» **SOURCE EXCERPT**
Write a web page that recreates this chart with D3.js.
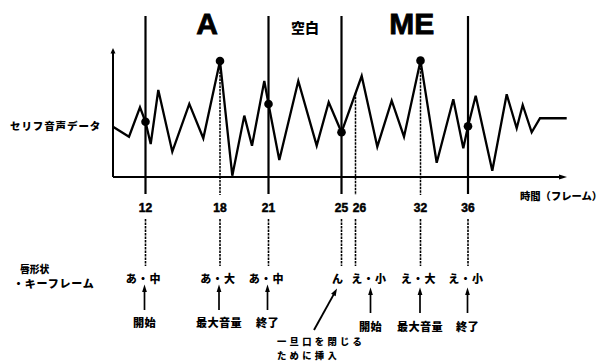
<!DOCTYPE html>
<html><head><meta charset="utf-8">
<script src="https://cdn.jsdelivr.net/npm/d3@7"></script>
<style>body{margin:0;background:#fff}svg{display:block}</style>
</head><body>
<svg id="c" width="604" height="362"></svg>
<script>
// ---- data ----
const waveT = [0,16,27,32.5,37.7,45.3,59.3,76.3,90.3,107,119.3,131.3,139,151.3,155.5,166.3,185.3,203.7,215.7,228.5,248.7,264.3,278.7,291,307.5,323.7,340.3,350.3,355,362.7,379.3,393.7,403.7,409.7,418.7,427,453.7];
const waveV = [38.7,31,53.6,42.5,25.4,66.9,19.5,56.2,29.8,89.2,1,47.2,24.1,73.8,56.2,13.1,73.8,24.1,57.5,34.4,77.7,23.3,58.7,31,89.5,11,59.8,22.1,39,62.5,4.8,63.6,37.5,55.4,34.4,45.2,45.2];
const keyFrames = [12,18,21,25,26,32,36];
const keyT = [32.5,107,155.5,228.5,242.5,307.5,355];
const keyDotV = [42.5,89.2,56.2,34.4,null,89.5,39];
const keyLineType = ["solid","dot","solid","solid","dot","dot","solid"];
const mouthShapes = ["あ・中","あ・大","あ・中","ん","え・小","え・大","え・小"];
const eventLabels = ["開始","最大音量","終了",null,"開始","最大音量","終了"];
const segmentLabels = ["A","空白","ME"];
const segmentSpan = [[0,2],[2,3],[4,6]];
const segmentSize = [30,14,30];
const yAxisLabel = "セリフ音声データ";
const xAxisLabel = "時間（フレーム）";
const rowLabel = ["唇形状","・キーフレーム"];
const noteLines = ["一旦口を閉じる","ために挿入"];

// ---- layout ----
const svg = d3.select("#c");
const x = d3.scaleLinear().domain([0,454]).range([113,567]);
const y = d3.scaleLinear().domain([0,100]).range([177,47]);
const ink = "#000";
const jp = "'Noto Sans CJK JP','Noto Sans',sans-serif";
const lat = "'Liberation Sans',Arial,sans-serif";
const waveAt = t => d3.scaleLinear().domain(waveT).range(waveV)(t);

// vertical key lines (above & at axis)
keyT.forEach((t,i)=>{
  const xp = x(t);
  if (keyLineType[i]==="solid") {
    svg.append("line").attr("x1",xp).attr("x2",xp).attr("y1",16).attr("y2",194)
      .attr("stroke",ink).attr("stroke-width",2.2);
  } else {
    const top = keyDotV[i]!=null ? y(keyDotV[i]) : y(waveAt(t));
    svg.append("line").attr("x1",xp).attr("x2",xp).attr("y1",top).attr("y2",195)
      .attr("stroke",ink).attr("stroke-width",1.5).attr("stroke-dasharray","2.5,1");
  }
  // dashed part below the frame label
  svg.append("line").attr("x1",xp).attr("x2",xp).attr("y1",219).attr("y2",266)
    .attr("stroke",ink).attr("stroke-width",1.6).attr("stroke-dasharray","2.5,1");
});

// axes
svg.append("line").attr("x1",x(0)).attr("x2",x(0)).attr("y1",y(0)).attr("y2",y(96))
  .attr("stroke",ink).attr("stroke-width",2);
svg.append("path").attr("d",`M${x(0)-2.5},${y(95)} L${x(0)},${y(100)+1} L${x(0)+2.5},${y(95)} Z`).attr("fill",ink);
svg.append("line").attr("x1",x(0)).attr("x2",x(447)).attr("y1",y(0)).attr("y2",y(0))
  .attr("stroke",ink).attr("stroke-width",2);
svg.append("path").attr("d",`M${x(446)},${y(0)-2.5} L${x(454)},${y(0)} L${x(446)},${y(0)+2.5} Z`).attr("fill",ink);

// waveform
const line = d3.line().x(d=>x(d[0])).y(d=>y(d[1]));
svg.append("path").datum(waveT.map((t,i)=>[t,waveV[i]]))
  .attr("d",line).attr("fill","none").attr("stroke",ink).attr("stroke-width",2.3)
  .attr("stroke-linejoin","miter");

// dots
keyT.forEach((t,i)=>{
  if (keyDotV[i]==null) return;
  svg.append("circle").attr("cx",x(t)).attr("cy",y(keyDotV[i])).attr("r",4.3).attr("fill",ink);
});

// segment labels
segmentLabels.forEach((s,i)=>{
  const [a,b] = segmentSpan[i];
  const cx = (x(keyT[a])+x(keyT[b]))/2;
  svg.append("text").attr("x",cx).attr("y", segmentSize[i]>20 ? 34 : 33)
    .attr("text-anchor","middle").attr("font-family", segmentSize[i]>20 ? lat : jp)
    .attr("font-weight", segmentSize[i]>20 ? "bold" : 900).attr("font-size",segmentSize[i])
    .attr("stroke", segmentSize[i]>20 ? ink : "none").attr("stroke-width",0.8).text(s);
});

// frame labels
keyFrames.forEach((f,i)=>{
  let dx = 0;
  if (f===26) dx = 4;
  svg.append("text").attr("x",x(keyT[i])+dx).attr("y",212).attr("text-anchor","middle")
    .attr("font-family",lat).attr("font-weight","bold").attr("font-size",12)
    .attr("stroke",ink).attr("stroke-width",0.5).text(f);
});

// axis labels
svg.append("text").attr("x",10).attr("y",125).attr("dominant-baseline","central")
  .attr("font-family",jp).attr("font-weight",900).attr("font-size",10.5)
  .attr("letter-spacing",0.9).text(yAxisLabel);
svg.append("text").attr("x",520).attr("y",195).attr("dominant-baseline","central")
  .attr("font-family",jp).attr("font-weight",900).attr("font-size",10.3).text(xAxisLabel);
svg.append("text").attr("x",20).attr("y",268.5).attr("dominant-baseline","central")
  .attr("font-family",jp).attr("font-weight",900).attr("font-size",9.8).text(rowLabel[0]);
svg.append("text").attr("x",13).attr("y",283).attr("dominant-baseline","central")
  .attr("font-family",jp).attr("font-weight",900).attr("font-size",11)
  .attr("letter-spacing",0.8).text(rowLabel[1]);

// mouth shapes, arrows, event labels
mouthShapes.forEach((m,i)=>{
  const xp = x(keyT[i]);
  const sx = keyFrames[i]===26 ? xp+13.5 : (keyFrames[i]===25 ? xp-3.5 : xp-2);
  svg.append("text").attr("x",sx).attr("y",277.5).attr("dominant-baseline","central")
    .attr("text-anchor","middle").attr("font-family",jp).attr("font-weight",900)
    .attr("font-size",11).attr("letter-spacing",0.8).text(m);
  const lab = eventLabels[i];
  if (lab) {
    const off = i>=4 ? 3 : 0;
    const ax = i>=4 ? sx+1.5 : sx+1;
    svg.append("line").attr("x1",ax).attr("x2",ax).attr("y1",289+off).attr("y2",310+off)
      .attr("stroke",ink).attr("stroke-width",1.7);
    svg.append("path").attr("d",`M${ax-2.4},${292+off} L${ax},${284.5+off} L${ax+2.4},${292+off} Z`).attr("fill",ink);
    svg.append("text").attr("x",ax).attr("y",322+off+(i>=4?1:0)).attr("dominant-baseline","central")
      .attr("text-anchor","middle").attr("font-family",jp).attr("font-weight",900)
      .attr("font-size",11.2).attr("letter-spacing",0.3).text(lab);
  } else {
    // diagonal note arrow pointing to "ん"
    const tx = sx-1, ty = 288.5, bx = sx-24, by = 330;
    const ang = Math.atan2(ty-by, tx-bx);
    svg.append("line").attr("x1",bx).attr("y1",by).attr("x2",tx-5*Math.cos(ang)).attr("y2",ty-5*Math.sin(ang))
      .attr("stroke",ink).attr("stroke-width",1.9);
    const p = (l,w)=>[tx - l*Math.cos(ang) - w*Math.sin(ang), ty - l*Math.sin(ang) + w*Math.cos(ang)];
    const a1 = p(7.5,2.6), a2 = p(7.5,-2.6);
    svg.append("path").attr("d",`M${tx},${ty} L${a1[0]},${a1[1]} L${a2[0]},${a2[1]} Z`).attr("fill",ink);
    noteLines.forEach((nl,k)=>{
      svg.append("text").attr("x",277).attr("y",341.3+k*13.5).attr("dominant-baseline","central")
        .attr("font-family",jp).attr("font-weight",900).attr("font-size",9.3)
        .attr("letter-spacing",3.3).text(nl);
    });
  }
});
</script>
</body></html>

» **GIVEN REQUEST**
Up to and including the line containing "const waveAt = t", repeat every line from the start of the data, but none of the pictures.

» **SOLUTION FOR THIS TASK**
Write a web page that recreates this chart with D3.js.
<!DOCTYPE html>
<html><head><meta charset="utf-8">
<script src="https://cdn.jsdelivr.net/npm/d3@7"></script>
<style>body{margin:0;background:#fff}svg{display:block}</style>
</head><body>
<svg id="c" width="604" height="362"></svg>
<script>
// ---- data ----
const waveT = [0,16,27,32.5,37.7,45.3,59.3,76.3,90.3,107,119.3,131.3,139,151.3,155.5,166.3,185.3,203.7,215.7,228.5,248.7,264.3,278.7,291,307.5,323.7,340.3,350.3,355,362.7,379.3,393.7,403.7,409.7,418.7,427,453.7];
const waveV = [38.7,31,53.6,42.5,25.4,66.9,19.5,56.2,29.8,89.2,1,47.2,24.1,73.8,56.2,13.1,73.8,24.1,57.5,34.4,77.7,23.3,58.7,31,89.5,11,59.8,22.1,39,62.5,4.8,63.6,37.5,55.4,34.4,45.2,45.2];
const keyFrames = [12,18,21,25,26,32,36];
const keyT = [32.5,107,155.5,228.5,242.5,307.5,355];
const keyDotV = [42.5,89.2,56.2,34.4,null,89.5,39];
const keyLineType = ["solid","dot","solid","solid","dot","dot","solid"];
const mouthShapes = ["あ・中","あ・大","あ・中","ん","え・小","え・大","え・小"];
const eventLabels = ["開始","最大音量","終了",null,"開始","最大音量","終了"];
const segmentLabels = ["A","空白","ME"];
const segmentSpan = [[0,2],[2,3],[4,6]];
const segmentSize = [30,14,30];
const yAxisLabel = "セリフ音声データ";
const xAxisLabel = "時間（フレーム）";
const rowLabel = ["唇形状","・キーフレーム"];
const noteLines = ["一旦口を閉じる","ために挿入"];

// ---- layout ----
const svg = d3.select("#c");
const x = d3.scaleLinear().domain([0,454]).range([113,567]);
const y = d3.scaleLinear().domain([0,100]).range([177,47]);
const ink = "#000";
const jp = "'Noto Sans CJK JP','Noto Sans',sans-serif";
const lat = "'Liberation Sans',Arial,sans-serif";
const waveAt = t => d3.scaleLinear().domain(waveT).range(waveV)(t);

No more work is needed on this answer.